Driving growth through innovation isn’t just about boosting science funding and hoping for the best. Institutions – and their management models – matter. In the past, public agencies like the Defense Advanced Research Projects Agency (DARPA) helped develop and spur economy-changing innovations, most notably the Internet. It's high-risk/high-reward bets created new industries and yielded massive economy-wide returns on initial investment – some of the best “bang for the buck” imaginable. Because of such successes, many have advocated for implementing the “DARPA model” at other public R&D institutions.
One such case is the Advanced Research Project Agency – Energy (ARPA-E), the Department of Energy’s (DOE) breakthrough clean technology R&D program. It’s a fresh and nimble organization that operates at the intersection of fundamental and applied clean energy research aimed at solving key clean technology challenges. And there has been vigorous discussion on many well-known features ARPA-E borrowed from the DARPA model, namely its high-risk investments, its unique recruitment and temporary program management structure, and its collaboration with academia and industry.

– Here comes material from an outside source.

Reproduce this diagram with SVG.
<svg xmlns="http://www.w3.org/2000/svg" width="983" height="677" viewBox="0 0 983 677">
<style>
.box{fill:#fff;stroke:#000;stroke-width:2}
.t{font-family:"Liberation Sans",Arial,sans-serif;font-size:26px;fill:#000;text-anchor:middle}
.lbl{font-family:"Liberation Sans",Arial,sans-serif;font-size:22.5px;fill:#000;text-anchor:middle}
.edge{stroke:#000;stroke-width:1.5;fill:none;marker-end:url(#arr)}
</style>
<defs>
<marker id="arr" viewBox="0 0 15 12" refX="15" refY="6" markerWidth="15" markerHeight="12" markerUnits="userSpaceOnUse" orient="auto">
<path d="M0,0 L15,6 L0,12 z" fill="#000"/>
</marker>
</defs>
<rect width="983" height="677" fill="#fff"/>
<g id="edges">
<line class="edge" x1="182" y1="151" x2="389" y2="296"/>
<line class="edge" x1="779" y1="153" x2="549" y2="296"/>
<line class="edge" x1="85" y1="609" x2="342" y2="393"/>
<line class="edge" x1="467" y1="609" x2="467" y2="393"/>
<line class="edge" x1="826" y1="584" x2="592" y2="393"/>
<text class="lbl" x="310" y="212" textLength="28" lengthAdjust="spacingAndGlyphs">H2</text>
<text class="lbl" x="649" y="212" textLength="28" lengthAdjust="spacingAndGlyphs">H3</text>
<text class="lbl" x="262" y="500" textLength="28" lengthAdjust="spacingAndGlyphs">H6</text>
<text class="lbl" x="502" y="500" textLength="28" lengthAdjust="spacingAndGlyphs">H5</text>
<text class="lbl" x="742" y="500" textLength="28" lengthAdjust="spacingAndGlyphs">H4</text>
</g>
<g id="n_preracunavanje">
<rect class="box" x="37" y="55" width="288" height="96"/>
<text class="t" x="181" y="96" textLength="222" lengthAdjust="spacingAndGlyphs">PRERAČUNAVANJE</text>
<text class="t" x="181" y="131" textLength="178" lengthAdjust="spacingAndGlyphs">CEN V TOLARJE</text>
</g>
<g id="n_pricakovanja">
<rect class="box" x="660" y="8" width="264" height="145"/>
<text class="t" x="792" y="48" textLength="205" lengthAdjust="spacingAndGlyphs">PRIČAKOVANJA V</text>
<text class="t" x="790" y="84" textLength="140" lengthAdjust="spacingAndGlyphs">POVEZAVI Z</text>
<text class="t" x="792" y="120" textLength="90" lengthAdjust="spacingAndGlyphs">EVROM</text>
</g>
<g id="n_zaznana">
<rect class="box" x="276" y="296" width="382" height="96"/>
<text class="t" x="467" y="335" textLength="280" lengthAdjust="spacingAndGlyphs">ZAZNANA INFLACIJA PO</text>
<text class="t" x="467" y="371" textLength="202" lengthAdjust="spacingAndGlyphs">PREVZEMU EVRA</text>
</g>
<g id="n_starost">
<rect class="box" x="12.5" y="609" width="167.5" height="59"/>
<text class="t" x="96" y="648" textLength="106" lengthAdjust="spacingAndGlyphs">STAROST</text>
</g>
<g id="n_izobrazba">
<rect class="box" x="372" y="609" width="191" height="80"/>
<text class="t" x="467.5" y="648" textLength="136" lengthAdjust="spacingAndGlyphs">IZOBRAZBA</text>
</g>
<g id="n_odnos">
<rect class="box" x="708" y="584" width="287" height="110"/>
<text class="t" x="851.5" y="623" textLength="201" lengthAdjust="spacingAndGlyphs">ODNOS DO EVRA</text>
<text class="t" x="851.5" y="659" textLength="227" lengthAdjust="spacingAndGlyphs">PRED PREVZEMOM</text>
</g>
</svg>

But there are a number of significant features of DARPA not widely discussed in the policy sphere that could be important to ARPA-E moving forward. In addition, ARPA-E has adopted new features independent of the DARPA model, given the unique demands of the clean energy technologies and of the established energy sector. Understanding features of both agencies is vital for ensuring that ARPA-E continues to spur breakthrough energy innovations in the future.